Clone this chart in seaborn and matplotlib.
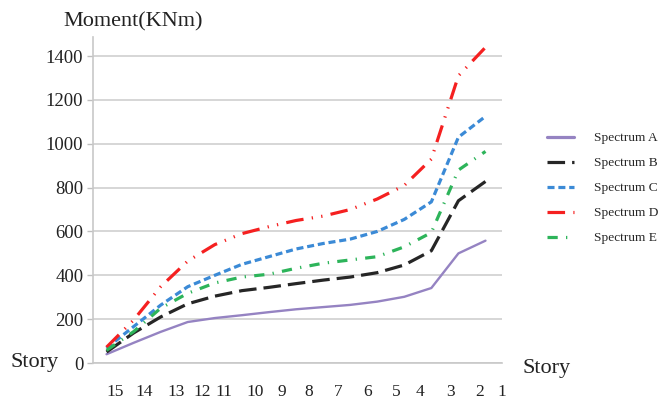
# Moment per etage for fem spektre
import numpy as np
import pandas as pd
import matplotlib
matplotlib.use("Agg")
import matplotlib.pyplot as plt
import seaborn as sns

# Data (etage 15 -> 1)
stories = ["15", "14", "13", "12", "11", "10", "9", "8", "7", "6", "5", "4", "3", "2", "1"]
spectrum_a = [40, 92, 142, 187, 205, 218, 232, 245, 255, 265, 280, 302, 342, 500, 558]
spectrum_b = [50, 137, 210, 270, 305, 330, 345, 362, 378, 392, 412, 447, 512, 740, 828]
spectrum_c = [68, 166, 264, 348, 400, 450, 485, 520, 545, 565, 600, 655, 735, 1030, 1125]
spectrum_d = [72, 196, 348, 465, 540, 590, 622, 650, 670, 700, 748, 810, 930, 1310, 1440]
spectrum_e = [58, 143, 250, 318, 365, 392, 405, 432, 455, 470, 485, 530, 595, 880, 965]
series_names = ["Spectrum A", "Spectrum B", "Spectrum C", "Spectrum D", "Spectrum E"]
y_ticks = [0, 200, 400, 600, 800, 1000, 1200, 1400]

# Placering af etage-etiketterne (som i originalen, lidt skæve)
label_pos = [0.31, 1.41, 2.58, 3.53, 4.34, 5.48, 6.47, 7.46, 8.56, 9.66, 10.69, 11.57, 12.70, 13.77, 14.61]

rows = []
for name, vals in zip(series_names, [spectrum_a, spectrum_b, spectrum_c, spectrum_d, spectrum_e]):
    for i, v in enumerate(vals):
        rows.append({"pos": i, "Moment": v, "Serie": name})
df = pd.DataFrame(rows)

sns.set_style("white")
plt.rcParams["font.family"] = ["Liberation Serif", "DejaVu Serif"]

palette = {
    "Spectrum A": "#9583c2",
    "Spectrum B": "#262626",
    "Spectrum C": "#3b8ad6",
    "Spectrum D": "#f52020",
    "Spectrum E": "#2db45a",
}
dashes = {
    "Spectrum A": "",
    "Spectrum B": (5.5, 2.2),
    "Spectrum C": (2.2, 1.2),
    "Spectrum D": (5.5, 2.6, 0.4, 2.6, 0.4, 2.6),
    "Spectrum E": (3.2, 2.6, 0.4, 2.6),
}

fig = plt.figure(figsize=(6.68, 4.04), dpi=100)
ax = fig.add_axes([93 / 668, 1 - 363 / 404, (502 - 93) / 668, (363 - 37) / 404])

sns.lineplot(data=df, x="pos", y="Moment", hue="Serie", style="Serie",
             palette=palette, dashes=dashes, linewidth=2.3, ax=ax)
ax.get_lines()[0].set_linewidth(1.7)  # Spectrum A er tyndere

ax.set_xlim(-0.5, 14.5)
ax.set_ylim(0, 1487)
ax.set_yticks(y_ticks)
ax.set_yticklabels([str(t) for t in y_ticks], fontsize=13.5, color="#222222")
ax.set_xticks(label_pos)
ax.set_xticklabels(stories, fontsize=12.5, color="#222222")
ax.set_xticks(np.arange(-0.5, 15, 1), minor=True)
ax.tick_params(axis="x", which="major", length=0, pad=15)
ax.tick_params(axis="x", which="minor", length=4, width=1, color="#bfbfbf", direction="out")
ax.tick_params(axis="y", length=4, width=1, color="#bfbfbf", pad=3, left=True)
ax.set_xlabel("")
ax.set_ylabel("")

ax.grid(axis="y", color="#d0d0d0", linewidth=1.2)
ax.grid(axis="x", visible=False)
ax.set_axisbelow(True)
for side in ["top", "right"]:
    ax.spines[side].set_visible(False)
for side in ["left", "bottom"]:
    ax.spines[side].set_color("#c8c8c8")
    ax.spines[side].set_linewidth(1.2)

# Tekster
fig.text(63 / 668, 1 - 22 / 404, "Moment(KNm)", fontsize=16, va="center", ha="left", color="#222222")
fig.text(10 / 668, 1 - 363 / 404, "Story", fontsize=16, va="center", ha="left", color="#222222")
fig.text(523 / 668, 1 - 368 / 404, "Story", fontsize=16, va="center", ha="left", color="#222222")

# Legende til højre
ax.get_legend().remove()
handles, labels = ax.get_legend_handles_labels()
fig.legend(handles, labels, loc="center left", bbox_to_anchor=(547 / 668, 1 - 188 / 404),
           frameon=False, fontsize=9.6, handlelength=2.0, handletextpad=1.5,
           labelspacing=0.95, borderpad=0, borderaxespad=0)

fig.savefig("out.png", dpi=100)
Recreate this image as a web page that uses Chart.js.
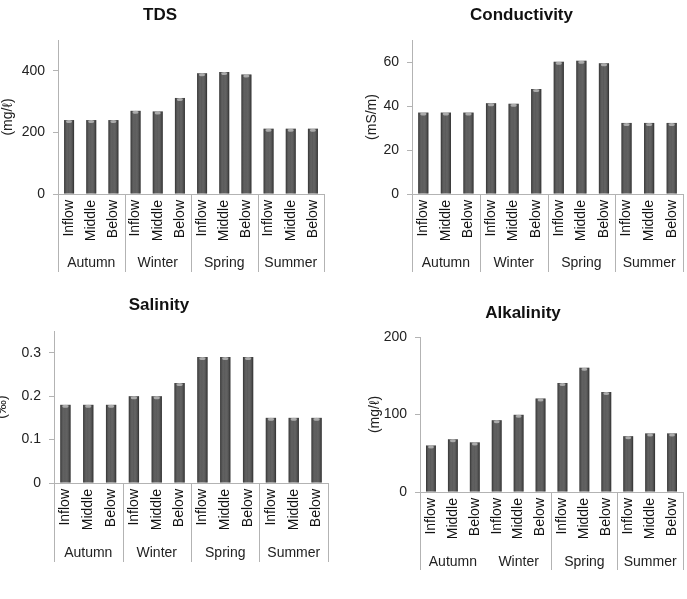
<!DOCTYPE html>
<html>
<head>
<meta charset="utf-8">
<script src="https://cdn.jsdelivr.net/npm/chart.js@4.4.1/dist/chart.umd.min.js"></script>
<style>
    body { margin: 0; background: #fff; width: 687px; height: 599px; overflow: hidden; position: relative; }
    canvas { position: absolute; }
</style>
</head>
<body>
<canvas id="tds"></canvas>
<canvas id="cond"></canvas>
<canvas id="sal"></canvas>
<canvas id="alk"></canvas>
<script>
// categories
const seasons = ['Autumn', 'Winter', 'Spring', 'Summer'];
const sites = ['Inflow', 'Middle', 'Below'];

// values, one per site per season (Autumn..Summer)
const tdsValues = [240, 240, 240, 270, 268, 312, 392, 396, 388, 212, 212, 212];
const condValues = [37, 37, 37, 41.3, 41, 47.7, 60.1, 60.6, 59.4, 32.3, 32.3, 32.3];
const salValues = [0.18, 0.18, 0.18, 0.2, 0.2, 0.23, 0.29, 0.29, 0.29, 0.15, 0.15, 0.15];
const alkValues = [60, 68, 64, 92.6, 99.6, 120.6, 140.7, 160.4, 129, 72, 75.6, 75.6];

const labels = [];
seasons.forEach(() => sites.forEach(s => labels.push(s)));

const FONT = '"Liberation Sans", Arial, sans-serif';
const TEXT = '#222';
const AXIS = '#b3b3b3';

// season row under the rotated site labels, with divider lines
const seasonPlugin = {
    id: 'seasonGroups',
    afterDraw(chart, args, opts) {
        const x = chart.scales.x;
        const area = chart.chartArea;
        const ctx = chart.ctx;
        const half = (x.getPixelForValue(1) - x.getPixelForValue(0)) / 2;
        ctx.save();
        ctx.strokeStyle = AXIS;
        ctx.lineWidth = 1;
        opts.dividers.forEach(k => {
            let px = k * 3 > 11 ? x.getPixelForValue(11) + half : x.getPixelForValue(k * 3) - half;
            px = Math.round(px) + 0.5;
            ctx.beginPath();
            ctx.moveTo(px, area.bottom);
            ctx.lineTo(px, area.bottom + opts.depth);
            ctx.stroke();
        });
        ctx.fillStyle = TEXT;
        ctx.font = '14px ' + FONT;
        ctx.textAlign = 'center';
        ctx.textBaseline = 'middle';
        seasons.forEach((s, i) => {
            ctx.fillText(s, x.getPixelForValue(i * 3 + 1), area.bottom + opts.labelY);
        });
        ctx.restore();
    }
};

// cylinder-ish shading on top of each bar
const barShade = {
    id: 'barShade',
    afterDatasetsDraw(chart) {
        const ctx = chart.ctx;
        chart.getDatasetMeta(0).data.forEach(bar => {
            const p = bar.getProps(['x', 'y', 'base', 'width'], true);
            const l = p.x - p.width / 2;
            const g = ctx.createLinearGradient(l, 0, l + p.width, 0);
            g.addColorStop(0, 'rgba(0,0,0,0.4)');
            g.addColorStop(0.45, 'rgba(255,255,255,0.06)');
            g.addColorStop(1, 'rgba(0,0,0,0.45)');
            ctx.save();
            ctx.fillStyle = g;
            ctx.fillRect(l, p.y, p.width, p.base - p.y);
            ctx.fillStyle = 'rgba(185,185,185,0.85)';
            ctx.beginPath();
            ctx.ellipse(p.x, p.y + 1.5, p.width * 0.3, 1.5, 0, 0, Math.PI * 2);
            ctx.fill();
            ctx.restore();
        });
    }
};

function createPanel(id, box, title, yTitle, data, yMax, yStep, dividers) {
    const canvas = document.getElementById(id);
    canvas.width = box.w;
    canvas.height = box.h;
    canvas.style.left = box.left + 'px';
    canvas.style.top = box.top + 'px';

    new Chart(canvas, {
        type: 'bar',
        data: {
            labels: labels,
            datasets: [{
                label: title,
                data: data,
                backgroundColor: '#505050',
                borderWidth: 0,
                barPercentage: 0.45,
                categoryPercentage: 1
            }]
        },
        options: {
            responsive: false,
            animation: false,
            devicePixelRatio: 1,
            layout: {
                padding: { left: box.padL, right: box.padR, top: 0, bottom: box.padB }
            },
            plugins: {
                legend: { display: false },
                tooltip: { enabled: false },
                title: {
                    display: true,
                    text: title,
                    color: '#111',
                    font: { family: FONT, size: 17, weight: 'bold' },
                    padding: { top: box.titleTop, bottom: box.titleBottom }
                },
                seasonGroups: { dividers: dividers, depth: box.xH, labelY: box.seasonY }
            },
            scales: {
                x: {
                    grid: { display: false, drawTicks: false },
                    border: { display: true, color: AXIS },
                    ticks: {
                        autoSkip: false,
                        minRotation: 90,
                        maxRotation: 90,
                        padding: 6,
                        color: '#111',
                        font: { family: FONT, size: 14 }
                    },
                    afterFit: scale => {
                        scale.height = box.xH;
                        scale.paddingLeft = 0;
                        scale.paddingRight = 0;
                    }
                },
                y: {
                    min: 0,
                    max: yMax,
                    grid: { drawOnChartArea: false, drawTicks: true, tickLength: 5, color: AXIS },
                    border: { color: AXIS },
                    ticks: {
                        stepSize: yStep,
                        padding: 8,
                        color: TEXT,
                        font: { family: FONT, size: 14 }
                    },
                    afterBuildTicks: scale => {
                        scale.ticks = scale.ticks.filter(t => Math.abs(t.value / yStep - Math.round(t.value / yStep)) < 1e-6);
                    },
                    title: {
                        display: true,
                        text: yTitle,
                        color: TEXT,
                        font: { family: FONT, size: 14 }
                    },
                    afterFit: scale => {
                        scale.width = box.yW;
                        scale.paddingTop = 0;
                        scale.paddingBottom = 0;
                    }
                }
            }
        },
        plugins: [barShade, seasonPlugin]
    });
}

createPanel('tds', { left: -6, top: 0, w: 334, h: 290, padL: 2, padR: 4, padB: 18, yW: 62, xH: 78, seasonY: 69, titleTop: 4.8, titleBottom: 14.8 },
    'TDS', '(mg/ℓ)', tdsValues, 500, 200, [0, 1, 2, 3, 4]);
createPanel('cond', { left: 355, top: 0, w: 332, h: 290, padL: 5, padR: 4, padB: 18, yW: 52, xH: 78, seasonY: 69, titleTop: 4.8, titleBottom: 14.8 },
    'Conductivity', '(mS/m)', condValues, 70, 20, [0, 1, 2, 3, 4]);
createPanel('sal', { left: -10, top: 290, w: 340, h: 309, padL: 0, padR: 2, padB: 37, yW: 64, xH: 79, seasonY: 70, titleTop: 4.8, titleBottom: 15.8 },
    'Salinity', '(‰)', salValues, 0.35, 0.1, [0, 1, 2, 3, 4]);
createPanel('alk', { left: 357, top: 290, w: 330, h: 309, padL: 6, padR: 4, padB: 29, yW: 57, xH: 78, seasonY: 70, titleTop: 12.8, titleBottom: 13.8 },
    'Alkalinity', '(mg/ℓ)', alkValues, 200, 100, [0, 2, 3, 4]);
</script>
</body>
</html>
* * *
# WHAT IS NEEDED
Copy the listing above exactly, but only from the line with "Recreate this image" through the line with "const sites = ['Inflow', 'Middle', 'Below'];", including those two lines and excluding any picture.

# FINISHED EXERCISE
Recreate this image as a web page that uses Chart.js.
<!DOCTYPE html>
<html>
<head>
<meta charset="utf-8">
<script src="https://cdn.jsdelivr.net/npm/chart.js@4.4.1/dist/chart.umd.min.js"></script>
<style>
    body { margin: 0; background: #fff; width: 687px; height: 599px; overflow: hidden; position: relative; }
    canvas { position: absolute; }
</style>
</head>
<body>
<canvas id="tds"></canvas>
<canvas id="cond"></canvas>
<canvas id="sal"></canvas>
<canvas id="alk"></canvas>
<script>
// categories
const seasons = ['Autumn', 'Winter', 'Spring', 'Summer'];
const sites = ['Inflow', 'Middle', 'Below'];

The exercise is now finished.